Problem details |
Write out the complete material exactly as it stands.
^^^^^^^^
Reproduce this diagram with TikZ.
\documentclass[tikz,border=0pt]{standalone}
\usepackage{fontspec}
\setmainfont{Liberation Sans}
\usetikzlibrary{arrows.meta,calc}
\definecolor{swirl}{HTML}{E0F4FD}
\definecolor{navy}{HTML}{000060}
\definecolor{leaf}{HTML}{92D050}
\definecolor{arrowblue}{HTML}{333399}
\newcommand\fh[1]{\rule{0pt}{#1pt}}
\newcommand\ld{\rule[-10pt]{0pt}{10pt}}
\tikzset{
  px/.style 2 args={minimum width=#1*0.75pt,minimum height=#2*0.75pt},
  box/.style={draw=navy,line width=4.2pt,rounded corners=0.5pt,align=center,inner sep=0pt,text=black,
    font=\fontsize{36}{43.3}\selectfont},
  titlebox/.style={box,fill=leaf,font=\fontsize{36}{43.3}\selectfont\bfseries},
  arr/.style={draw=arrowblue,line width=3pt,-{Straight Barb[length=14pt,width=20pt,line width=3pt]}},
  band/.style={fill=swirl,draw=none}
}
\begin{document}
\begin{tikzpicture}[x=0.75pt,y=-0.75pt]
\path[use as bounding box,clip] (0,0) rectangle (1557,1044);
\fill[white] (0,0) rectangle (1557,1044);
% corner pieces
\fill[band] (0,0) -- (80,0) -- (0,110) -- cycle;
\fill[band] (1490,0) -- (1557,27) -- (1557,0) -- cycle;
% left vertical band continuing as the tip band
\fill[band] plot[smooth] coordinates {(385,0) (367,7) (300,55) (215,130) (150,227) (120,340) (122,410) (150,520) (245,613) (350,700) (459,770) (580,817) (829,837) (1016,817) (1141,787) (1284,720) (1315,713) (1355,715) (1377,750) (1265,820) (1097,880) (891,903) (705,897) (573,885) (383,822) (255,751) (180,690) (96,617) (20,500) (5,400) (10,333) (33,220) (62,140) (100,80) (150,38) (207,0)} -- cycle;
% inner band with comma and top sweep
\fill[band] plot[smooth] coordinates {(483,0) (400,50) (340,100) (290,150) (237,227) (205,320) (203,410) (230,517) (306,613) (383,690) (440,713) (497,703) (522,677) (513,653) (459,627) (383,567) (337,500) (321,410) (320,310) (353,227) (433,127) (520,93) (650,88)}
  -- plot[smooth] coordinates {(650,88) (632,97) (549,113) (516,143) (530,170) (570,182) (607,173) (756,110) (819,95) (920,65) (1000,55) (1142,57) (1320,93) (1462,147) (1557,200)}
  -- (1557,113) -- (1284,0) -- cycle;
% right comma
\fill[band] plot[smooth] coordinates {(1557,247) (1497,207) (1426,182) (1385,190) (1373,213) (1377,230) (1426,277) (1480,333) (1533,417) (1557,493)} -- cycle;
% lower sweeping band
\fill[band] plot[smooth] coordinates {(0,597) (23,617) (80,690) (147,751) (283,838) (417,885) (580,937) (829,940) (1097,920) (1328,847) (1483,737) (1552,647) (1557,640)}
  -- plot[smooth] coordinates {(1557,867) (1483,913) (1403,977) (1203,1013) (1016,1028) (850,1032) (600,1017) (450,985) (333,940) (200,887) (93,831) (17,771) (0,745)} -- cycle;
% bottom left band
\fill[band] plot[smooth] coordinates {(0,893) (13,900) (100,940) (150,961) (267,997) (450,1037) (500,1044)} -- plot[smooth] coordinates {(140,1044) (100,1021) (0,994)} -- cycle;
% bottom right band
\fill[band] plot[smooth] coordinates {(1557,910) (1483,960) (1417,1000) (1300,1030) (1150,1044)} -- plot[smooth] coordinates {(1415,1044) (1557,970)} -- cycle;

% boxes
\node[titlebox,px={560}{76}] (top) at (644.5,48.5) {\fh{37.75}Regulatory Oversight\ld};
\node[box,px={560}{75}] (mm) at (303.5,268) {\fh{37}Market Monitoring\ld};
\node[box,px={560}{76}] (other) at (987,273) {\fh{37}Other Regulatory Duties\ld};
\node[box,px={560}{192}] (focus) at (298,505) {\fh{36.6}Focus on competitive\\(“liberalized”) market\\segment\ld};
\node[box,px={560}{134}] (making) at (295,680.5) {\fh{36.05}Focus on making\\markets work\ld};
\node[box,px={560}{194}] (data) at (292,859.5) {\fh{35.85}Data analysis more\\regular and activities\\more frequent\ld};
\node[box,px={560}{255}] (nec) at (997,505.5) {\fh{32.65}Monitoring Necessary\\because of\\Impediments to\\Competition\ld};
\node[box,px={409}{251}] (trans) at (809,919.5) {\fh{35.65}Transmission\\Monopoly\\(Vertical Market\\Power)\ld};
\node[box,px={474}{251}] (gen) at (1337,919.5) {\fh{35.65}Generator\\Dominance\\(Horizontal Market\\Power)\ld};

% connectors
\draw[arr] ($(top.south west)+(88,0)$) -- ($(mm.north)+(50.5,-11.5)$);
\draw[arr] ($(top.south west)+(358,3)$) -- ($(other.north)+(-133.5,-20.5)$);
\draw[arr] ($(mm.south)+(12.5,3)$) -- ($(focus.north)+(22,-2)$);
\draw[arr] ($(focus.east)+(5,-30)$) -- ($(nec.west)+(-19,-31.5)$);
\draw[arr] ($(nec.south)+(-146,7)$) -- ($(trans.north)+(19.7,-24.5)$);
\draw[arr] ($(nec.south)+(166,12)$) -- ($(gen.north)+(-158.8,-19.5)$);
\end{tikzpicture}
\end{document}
^^^^^^^^
Exercise response |
Reproduce this diagram with TikZ.
\documentclass[tikz,border=0pt]{standalone}
\usepackage{fontspec}
\setmainfont{Liberation Sans}
\usetikzlibrary{arrows.meta,calc}
\definecolor{swirl}{HTML}{E0F4FD}
\definecolor{navy}{HTML}{000060}
\definecolor{leaf}{HTML}{92D050}
\definecolor{arrowblue}{HTML}{333399}
\newcommand\fh[1]{\rule{0pt}{#1pt}}
\newcommand\ld{\rule[-10pt]{0pt}{10pt}}
\tikzset{
  px/.style 2 args={minimum width=#1*0.75pt,minimum height=#2*0.75pt},
  box/.style={draw=navy,line width=4.2pt,rounded corners=0.5pt,align=center,inner sep=0pt,text=black,
    font=\fontsize{36}{43.3}\selectfont},
  titlebox/.style={box,fill=leaf,font=\fontsize{36}{43.3}\selectfont\bfseries},
  arr/.style={draw=arrowblue,line width=3pt,-{Straight Barb[length=14pt,width=20pt,line width=3pt]}},
  band/.style={fill=swirl,draw=none}
}
\begin{document}
\begin{tikzpicture}[x=0.75pt,y=-0.75pt]
\path[use as bounding box,clip] (0,0) rectangle (1557,1044);
\fill[white] (0,0) rectangle (1557,1044);
% corner pieces
\fill[band] (0,0) -- (80,0) -- (0,110) -- cycle;
\fill[band] (1490,0) -- (1557,27) -- (1557,0) -- cycle;
% left vertical band continuing as the tip band
\fill[band] plot[smooth] coordinates {(385,0) (367,7) (300,55) (215,130) (150,227) (120,340) (122,410) (150,520) (245,613) (350,700) (459,770) (580,817) (829,837) (1016,817) (1141,787) (1284,720) (1315,713) (1355,715) (1377,750) (1265,820) (1097,880) (891,903) (705,897) (573,885) (383,822) (255,751) (180,690) (96,617) (20,500) (5,400) (10,333) (33,220) (62,140) (100,80) (150,38) (207,0)} -- cycle;
% inner band with comma and top sweep
\fill[band] plot[smooth] coordinates {(483,0) (400,50) (340,100) (290,150) (237,227) (205,320) (203,410) (230,517) (306,613) (383,690) (440,713) (497,703) (522,677) (513,653) (459,627) (383,567) (337,500) (321,410) (320,310) (353,227) (433,127) (520,93) (650,88)}
  -- plot[smooth] coordinates {(650,88) (632,97) (549,113) (516,143) (530,170) (570,182) (607,173) (756,110) (819,95) (920,65) (1000,55) (1142,57) (1320,93) (1462,147) (1557,200)}
  -- (1557,113) -- (1284,0) -- cycle;
% right comma
\fill[band] plot[smooth] coordinates {(1557,247) (1497,207) (1426,182) (1385,190) (1373,213) (1377,230) (1426,277) (1480,333) (1533,417) (1557,493)} -- cycle;
% lower sweeping band
\fill[band] plot[smooth] coordinates {(0,597) (23,617) (80,690) (147,751) (283,838) (417,885) (580,937) (829,940) (1097,920) (1328,847) (1483,737) (1552,647) (1557,640)}
  -- plot[smooth] coordinates {(1557,867) (1483,913) (1403,977) (1203,1013) (1016,1028) (850,1032) (600,1017) (450,985) (333,940) (200,887) (93,831) (17,771) (0,745)} -- cycle;
% bottom left band
\fill[band] plot[smooth] coordinates {(0,893) (13,900) (100,940) (150,961) (267,997) (450,1037) (500,1044)} -- plot[smooth] coordinates {(140,1044) (100,1021) (0,994)} -- cycle;
% bottom right band
\fill[band] plot[smooth] coordinates {(1557,910) (1483,960) (1417,1000) (1300,1030) (1150,1044)} -- plot[smooth] coordinates {(1415,1044) (1557,970)} -- cycle;

% boxes
\node[titlebox,px={560}{76}] (top) at (644.5,48.5) {\fh{37.75}Regulatory Oversight\ld};
\node[box,px={560}{75}] (mm) at (303.5,268) {\fh{37}Market Monitoring\ld};
\node[box,px={560}{76}] (other) at (987,273) {\fh{37}Other Regulatory Duties\ld};
\node[box,px={560}{192}] (focus) at (298,505) {\fh{36.6}Focus on competitive\\(“liberalized”) market\\segment\ld};
\node[box,px={560}{134}] (making) at (295,680.5) {\fh{36.05}Focus on making\\markets work\ld};
\node[box,px={560}{194}] (data) at (292,859.5) {\fh{35.85}Data analysis more\\regular and activities\\more frequent\ld};
\node[box,px={560}{255}] (nec) at (997,505.5) {\fh{32.65}Monitoring Necessary\\because of\\Impediments to\\Competition\ld};
\node[box,px={409}{251}] (trans) at (809,919.5) {\fh{35.65}Transmission\\Monopoly\\(Vertical Market\\Power)\ld};
\node[box,px={474}{251}] (gen) at (1337,919.5) {\fh{35.65}Generator\\Dominance\\(Horizontal Market\\Power)\ld};

% connectors
\draw[arr] ($(top.south west)+(88,0)$) -- ($(mm.north)+(50.5,-11.5)$);
\draw[arr] ($(top.south west)+(358,3)$) -- ($(other.north)+(-133.5,-20.5)$);
\draw[arr] ($(mm.south)+(12.5,3)$) -- ($(focus.north)+(22,-2)$);
\draw[arr] ($(focus.east)+(5,-30)$) -- ($(nec.west)+(-19,-31.5)$);
\draw[arr] ($(nec.south)+(-146,7)$) -- ($(trans.north)+(19.7,-24.5)$);
\draw[arr] ($(nec.south)+(166,12)$) -- ($(gen.north)+(-158.8,-19.5)$);
\end{tikzpicture}
\end{document}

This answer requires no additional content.